Begin Data provided

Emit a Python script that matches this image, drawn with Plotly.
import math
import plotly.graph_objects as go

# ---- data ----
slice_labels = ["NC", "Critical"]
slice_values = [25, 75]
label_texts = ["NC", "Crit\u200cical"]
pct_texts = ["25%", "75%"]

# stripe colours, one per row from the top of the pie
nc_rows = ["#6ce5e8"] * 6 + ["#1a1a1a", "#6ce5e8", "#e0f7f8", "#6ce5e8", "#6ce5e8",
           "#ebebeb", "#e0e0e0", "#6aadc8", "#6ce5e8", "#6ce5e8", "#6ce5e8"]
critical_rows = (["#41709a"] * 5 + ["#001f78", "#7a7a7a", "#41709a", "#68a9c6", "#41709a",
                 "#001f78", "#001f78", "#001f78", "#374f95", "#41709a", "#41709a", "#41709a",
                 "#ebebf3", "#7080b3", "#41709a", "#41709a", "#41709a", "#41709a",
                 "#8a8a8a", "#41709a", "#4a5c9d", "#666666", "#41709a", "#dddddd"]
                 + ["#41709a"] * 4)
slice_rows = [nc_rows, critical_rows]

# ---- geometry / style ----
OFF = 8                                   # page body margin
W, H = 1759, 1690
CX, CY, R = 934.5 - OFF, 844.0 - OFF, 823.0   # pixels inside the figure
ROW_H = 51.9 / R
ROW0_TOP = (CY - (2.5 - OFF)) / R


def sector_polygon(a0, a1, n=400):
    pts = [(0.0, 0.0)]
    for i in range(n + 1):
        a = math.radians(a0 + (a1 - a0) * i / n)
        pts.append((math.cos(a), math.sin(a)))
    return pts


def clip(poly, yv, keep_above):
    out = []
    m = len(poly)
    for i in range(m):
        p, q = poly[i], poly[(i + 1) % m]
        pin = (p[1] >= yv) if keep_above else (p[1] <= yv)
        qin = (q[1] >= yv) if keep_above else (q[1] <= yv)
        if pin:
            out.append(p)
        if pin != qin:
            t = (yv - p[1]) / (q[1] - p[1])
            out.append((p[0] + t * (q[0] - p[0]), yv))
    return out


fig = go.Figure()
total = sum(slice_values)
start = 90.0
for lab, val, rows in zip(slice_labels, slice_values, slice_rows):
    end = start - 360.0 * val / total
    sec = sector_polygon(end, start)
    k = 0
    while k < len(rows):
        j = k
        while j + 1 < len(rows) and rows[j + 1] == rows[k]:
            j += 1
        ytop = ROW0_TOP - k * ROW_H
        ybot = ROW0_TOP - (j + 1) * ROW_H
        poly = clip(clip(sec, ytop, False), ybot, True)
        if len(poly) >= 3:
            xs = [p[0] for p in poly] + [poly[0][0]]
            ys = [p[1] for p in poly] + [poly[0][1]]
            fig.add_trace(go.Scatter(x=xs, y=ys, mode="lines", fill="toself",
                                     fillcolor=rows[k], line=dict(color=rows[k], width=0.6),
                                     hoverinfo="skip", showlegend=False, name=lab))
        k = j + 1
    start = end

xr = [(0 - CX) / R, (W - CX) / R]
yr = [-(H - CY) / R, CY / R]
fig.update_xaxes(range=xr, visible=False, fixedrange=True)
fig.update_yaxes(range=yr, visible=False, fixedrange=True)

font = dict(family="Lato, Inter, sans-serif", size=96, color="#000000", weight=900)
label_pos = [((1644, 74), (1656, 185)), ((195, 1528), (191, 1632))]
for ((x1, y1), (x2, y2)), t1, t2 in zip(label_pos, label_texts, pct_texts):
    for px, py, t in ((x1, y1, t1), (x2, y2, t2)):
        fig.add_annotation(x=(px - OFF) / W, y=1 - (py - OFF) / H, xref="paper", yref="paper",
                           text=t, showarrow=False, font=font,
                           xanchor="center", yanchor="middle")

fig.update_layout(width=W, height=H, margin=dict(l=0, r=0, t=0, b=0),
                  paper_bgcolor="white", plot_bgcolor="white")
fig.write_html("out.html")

End Data provided
Begin Data provided

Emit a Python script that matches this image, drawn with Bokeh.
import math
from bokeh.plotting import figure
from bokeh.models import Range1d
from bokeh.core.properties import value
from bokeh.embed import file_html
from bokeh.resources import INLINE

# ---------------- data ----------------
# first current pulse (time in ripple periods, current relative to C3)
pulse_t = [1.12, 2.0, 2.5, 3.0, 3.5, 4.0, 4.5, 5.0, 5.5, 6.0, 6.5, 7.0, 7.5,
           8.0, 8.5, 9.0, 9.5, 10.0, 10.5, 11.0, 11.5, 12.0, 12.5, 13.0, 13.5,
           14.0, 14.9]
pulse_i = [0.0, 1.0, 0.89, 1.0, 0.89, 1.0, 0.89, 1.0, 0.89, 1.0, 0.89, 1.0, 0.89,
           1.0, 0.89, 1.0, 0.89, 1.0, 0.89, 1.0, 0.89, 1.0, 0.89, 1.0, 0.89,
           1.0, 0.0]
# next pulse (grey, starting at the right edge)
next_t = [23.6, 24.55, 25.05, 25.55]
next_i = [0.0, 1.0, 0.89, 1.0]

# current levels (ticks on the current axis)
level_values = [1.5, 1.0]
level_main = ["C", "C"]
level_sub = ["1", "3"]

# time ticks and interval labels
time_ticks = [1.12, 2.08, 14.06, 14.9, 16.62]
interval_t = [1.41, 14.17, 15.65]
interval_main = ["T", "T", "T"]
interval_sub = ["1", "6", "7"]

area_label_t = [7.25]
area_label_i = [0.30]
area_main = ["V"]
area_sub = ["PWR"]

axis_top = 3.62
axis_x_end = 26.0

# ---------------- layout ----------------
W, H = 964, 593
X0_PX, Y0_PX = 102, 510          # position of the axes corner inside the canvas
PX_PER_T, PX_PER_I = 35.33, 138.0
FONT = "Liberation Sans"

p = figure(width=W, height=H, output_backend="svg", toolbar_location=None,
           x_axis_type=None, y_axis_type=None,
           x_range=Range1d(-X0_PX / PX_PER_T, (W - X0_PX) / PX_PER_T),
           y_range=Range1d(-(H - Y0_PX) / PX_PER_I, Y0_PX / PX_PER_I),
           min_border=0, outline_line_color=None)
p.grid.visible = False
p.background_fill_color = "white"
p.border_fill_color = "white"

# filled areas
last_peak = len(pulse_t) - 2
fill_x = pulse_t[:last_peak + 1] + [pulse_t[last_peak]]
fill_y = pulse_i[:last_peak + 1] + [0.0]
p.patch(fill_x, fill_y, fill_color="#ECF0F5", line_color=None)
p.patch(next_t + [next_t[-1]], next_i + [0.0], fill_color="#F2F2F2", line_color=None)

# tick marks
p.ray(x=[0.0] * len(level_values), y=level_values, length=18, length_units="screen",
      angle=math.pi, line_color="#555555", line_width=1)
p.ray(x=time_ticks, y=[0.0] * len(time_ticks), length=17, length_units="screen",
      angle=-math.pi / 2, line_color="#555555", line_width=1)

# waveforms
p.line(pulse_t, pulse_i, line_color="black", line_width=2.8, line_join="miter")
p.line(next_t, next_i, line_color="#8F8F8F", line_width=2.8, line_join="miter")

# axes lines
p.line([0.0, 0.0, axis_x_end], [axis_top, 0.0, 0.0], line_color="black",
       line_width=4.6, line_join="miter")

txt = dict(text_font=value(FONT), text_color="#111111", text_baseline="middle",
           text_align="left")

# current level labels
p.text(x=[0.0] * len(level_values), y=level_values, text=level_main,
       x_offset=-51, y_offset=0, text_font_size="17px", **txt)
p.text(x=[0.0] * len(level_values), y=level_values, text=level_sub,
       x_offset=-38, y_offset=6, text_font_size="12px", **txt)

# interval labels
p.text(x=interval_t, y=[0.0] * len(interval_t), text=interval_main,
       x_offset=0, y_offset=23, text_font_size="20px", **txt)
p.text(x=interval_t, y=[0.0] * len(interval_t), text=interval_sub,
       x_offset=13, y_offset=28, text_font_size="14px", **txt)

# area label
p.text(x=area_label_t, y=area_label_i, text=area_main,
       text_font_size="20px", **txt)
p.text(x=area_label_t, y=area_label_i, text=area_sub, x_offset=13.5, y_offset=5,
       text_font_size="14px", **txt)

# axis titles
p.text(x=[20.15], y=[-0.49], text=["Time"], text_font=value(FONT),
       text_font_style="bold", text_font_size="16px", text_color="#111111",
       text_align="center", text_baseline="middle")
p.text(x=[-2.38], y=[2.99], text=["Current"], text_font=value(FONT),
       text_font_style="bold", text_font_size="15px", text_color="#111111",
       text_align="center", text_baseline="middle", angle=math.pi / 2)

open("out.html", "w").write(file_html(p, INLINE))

End Data provided
Begin Data provided

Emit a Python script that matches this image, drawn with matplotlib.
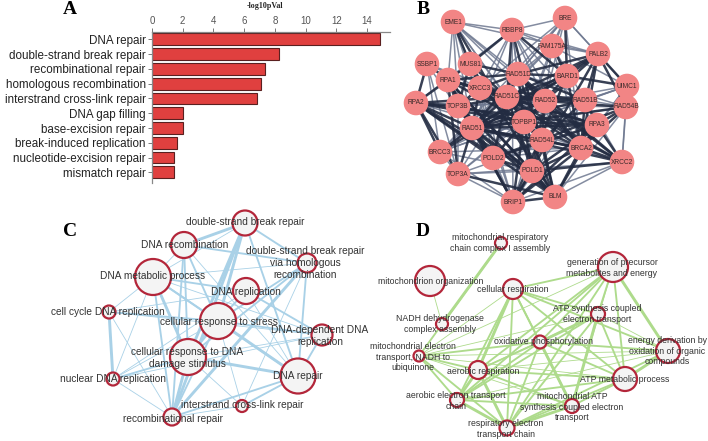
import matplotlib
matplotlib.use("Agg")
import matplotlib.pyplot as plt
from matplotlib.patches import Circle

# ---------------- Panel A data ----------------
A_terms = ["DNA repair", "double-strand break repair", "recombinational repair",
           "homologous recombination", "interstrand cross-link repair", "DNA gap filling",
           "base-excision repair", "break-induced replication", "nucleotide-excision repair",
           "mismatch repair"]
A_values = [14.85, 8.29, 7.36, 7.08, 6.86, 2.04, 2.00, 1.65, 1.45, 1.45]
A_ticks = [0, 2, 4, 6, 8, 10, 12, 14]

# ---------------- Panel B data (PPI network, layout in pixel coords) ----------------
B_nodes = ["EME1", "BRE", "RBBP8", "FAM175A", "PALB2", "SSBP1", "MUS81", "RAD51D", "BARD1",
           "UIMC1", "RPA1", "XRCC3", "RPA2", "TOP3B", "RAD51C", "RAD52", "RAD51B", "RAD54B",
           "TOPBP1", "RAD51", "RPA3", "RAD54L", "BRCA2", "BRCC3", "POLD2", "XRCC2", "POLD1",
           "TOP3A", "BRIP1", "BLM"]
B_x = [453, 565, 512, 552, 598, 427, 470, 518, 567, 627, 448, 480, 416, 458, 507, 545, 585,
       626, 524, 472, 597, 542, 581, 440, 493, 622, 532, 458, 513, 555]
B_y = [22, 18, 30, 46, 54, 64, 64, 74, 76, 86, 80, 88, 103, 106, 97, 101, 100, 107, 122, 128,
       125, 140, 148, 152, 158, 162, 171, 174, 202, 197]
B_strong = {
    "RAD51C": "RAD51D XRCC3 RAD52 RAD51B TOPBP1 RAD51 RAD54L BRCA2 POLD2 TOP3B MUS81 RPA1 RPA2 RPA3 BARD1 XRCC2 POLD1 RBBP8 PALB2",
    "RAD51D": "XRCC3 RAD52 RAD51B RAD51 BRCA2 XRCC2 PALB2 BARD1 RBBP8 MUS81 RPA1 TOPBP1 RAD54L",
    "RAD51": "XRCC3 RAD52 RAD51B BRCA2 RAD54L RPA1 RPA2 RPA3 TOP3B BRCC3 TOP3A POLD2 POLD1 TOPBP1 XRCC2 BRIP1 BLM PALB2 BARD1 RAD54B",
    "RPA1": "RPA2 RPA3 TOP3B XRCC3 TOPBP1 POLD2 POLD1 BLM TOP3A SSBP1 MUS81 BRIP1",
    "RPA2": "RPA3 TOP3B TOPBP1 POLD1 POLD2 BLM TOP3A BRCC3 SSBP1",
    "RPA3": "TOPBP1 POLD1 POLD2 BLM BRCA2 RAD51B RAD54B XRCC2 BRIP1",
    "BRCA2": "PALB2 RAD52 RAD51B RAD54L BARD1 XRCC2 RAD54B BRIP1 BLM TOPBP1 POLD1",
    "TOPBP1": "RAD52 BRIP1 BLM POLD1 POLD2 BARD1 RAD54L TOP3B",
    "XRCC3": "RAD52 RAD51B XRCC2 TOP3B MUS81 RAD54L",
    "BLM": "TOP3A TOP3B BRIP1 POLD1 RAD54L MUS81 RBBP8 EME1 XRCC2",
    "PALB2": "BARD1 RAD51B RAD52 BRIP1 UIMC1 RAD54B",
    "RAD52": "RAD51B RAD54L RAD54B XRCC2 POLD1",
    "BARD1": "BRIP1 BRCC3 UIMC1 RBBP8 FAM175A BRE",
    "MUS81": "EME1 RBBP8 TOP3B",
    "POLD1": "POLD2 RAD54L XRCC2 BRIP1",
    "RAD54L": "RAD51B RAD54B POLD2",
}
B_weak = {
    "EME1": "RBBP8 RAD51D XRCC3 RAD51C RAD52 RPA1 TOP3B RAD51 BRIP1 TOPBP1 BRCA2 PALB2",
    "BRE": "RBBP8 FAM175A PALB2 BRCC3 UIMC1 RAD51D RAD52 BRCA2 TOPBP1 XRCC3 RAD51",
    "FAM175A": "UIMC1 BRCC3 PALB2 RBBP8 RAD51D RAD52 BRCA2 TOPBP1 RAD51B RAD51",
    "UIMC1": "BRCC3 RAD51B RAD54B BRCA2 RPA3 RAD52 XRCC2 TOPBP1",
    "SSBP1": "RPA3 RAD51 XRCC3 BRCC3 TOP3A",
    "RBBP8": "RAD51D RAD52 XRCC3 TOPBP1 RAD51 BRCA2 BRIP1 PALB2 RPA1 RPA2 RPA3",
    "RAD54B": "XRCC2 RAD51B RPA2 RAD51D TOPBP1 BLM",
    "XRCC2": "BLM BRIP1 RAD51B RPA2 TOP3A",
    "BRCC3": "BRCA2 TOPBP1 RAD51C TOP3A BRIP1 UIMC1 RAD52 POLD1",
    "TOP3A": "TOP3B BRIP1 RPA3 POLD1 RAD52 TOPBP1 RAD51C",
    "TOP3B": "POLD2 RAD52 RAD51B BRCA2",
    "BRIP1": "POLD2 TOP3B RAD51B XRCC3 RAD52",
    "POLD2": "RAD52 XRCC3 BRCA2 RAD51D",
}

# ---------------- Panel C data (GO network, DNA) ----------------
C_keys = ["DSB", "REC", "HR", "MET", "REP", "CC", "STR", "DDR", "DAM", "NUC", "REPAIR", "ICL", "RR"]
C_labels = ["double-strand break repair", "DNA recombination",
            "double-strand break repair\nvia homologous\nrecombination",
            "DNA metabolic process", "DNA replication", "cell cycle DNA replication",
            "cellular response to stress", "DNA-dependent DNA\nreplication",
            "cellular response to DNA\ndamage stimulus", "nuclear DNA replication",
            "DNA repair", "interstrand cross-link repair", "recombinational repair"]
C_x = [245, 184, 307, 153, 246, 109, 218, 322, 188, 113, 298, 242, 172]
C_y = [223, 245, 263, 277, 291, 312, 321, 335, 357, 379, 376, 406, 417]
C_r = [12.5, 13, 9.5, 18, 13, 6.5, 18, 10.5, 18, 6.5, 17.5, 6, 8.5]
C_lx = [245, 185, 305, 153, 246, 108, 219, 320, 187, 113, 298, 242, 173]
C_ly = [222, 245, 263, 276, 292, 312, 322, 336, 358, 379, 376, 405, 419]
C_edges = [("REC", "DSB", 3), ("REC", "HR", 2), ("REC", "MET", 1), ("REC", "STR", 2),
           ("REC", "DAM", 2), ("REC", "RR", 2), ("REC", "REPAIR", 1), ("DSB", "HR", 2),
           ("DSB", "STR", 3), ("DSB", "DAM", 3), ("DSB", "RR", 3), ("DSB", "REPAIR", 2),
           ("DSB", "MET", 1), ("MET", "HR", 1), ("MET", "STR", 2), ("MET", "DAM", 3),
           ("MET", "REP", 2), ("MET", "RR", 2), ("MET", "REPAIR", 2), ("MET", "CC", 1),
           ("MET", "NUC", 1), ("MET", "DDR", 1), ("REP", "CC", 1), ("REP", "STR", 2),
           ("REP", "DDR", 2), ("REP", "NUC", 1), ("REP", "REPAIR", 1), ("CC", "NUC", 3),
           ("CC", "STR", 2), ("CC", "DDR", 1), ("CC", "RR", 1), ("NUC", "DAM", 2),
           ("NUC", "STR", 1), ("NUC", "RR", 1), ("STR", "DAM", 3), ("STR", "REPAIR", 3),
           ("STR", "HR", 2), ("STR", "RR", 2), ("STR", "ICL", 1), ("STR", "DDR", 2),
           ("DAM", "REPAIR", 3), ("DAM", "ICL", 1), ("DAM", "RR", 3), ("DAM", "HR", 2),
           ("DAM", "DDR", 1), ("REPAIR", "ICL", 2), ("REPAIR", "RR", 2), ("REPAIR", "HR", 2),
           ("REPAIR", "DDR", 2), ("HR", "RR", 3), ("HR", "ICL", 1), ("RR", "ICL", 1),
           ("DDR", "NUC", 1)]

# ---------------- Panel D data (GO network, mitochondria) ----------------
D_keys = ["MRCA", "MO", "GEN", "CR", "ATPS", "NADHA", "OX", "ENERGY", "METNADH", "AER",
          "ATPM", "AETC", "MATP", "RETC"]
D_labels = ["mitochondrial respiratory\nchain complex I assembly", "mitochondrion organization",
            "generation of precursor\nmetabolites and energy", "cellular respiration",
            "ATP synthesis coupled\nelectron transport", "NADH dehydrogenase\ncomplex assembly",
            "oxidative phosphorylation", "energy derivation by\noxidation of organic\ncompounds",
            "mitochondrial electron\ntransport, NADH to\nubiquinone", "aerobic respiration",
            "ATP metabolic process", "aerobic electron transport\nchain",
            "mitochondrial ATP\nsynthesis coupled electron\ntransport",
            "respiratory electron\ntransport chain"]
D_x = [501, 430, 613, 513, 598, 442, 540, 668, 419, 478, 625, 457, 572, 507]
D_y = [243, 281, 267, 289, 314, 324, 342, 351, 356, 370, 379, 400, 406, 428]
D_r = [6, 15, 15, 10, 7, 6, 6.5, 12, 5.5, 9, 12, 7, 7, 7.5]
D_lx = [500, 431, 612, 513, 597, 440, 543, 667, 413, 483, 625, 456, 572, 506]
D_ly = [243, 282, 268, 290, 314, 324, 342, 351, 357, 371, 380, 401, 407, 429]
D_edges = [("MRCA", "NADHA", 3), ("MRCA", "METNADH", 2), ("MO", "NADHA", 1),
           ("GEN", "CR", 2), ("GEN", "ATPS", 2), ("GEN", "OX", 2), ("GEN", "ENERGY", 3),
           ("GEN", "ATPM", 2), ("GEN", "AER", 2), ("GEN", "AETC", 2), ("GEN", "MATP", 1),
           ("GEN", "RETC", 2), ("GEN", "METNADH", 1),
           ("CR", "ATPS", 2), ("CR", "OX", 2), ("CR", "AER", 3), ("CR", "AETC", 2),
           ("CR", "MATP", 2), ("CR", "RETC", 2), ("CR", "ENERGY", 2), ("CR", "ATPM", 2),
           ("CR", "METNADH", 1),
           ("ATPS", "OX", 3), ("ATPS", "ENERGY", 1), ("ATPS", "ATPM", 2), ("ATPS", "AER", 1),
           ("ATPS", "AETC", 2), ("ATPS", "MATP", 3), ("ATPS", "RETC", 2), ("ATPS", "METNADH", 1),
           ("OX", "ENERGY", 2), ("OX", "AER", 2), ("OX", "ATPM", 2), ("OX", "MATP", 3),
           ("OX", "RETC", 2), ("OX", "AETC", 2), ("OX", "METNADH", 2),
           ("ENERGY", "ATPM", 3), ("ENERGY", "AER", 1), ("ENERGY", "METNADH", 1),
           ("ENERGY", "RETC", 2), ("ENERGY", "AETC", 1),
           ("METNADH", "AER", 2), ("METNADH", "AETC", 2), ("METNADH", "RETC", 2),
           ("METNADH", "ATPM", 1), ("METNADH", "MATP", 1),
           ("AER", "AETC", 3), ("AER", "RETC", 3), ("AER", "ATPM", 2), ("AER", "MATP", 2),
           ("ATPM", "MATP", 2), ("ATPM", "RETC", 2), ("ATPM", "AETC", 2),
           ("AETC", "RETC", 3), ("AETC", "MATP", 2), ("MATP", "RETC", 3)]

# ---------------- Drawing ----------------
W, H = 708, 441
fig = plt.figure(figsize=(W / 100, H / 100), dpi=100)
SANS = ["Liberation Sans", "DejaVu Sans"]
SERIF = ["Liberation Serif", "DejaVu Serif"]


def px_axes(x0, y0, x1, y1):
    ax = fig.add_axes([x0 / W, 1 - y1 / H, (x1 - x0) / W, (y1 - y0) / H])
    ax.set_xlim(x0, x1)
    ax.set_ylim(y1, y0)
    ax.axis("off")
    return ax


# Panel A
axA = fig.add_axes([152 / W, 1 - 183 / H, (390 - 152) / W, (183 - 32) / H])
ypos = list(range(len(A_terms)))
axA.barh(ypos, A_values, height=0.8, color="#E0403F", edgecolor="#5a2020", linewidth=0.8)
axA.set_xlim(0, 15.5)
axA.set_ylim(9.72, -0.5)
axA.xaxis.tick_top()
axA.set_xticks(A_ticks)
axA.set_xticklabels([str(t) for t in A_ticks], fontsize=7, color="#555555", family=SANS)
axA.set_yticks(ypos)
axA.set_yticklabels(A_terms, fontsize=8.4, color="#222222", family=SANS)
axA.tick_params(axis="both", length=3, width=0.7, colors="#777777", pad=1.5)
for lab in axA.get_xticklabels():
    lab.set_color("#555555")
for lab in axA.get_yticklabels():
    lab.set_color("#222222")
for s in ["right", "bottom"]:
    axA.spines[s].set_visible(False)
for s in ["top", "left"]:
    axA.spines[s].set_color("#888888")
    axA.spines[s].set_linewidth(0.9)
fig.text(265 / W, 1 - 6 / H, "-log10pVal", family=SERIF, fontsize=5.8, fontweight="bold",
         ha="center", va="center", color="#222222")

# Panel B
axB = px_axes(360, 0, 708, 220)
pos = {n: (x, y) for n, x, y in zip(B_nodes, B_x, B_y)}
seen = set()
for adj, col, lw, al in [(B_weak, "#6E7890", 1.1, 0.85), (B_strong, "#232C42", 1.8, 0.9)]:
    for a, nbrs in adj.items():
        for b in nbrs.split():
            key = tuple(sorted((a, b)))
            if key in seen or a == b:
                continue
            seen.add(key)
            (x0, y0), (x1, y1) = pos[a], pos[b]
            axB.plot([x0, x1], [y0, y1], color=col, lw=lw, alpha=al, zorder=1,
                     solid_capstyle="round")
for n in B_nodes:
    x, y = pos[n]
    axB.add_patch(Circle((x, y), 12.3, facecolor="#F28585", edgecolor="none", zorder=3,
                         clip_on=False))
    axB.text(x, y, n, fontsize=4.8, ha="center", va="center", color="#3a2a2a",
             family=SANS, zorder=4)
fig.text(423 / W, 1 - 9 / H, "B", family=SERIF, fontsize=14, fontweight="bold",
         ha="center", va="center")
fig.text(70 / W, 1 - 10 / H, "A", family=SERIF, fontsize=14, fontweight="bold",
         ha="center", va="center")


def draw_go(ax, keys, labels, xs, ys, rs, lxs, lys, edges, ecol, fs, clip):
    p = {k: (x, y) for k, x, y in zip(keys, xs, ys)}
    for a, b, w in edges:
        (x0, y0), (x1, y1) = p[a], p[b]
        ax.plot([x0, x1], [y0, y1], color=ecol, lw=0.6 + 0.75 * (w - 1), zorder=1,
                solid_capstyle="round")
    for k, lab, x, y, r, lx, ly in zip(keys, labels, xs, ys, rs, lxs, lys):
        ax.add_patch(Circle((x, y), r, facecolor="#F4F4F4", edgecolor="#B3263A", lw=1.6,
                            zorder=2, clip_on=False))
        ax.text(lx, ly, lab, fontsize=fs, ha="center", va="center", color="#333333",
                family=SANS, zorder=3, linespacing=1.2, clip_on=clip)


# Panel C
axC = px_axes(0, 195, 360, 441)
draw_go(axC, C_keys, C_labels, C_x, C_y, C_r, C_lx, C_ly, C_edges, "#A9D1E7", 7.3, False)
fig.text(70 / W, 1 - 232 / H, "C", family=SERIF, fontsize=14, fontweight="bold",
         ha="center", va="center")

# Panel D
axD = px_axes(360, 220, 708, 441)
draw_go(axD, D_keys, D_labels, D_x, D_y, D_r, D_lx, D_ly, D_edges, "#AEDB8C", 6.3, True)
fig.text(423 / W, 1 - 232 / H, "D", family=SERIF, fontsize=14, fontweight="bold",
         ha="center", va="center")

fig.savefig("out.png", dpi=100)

End Data provided

:: Exercise ::
From the records above, print exactly the lines that run from the line with "Emit a Python script that matches this image, drawn with Bokeh." to the line with "from bokeh.resources import INLINE", inclusive.

:: Full answer ::
Emit a Python script that matches this image, drawn with Bokeh.
import math
from bokeh.plotting import figure
from bokeh.models import Range1d
from bokeh.core.properties import value
from bokeh.embed import file_html
from bokeh.resources import INLINE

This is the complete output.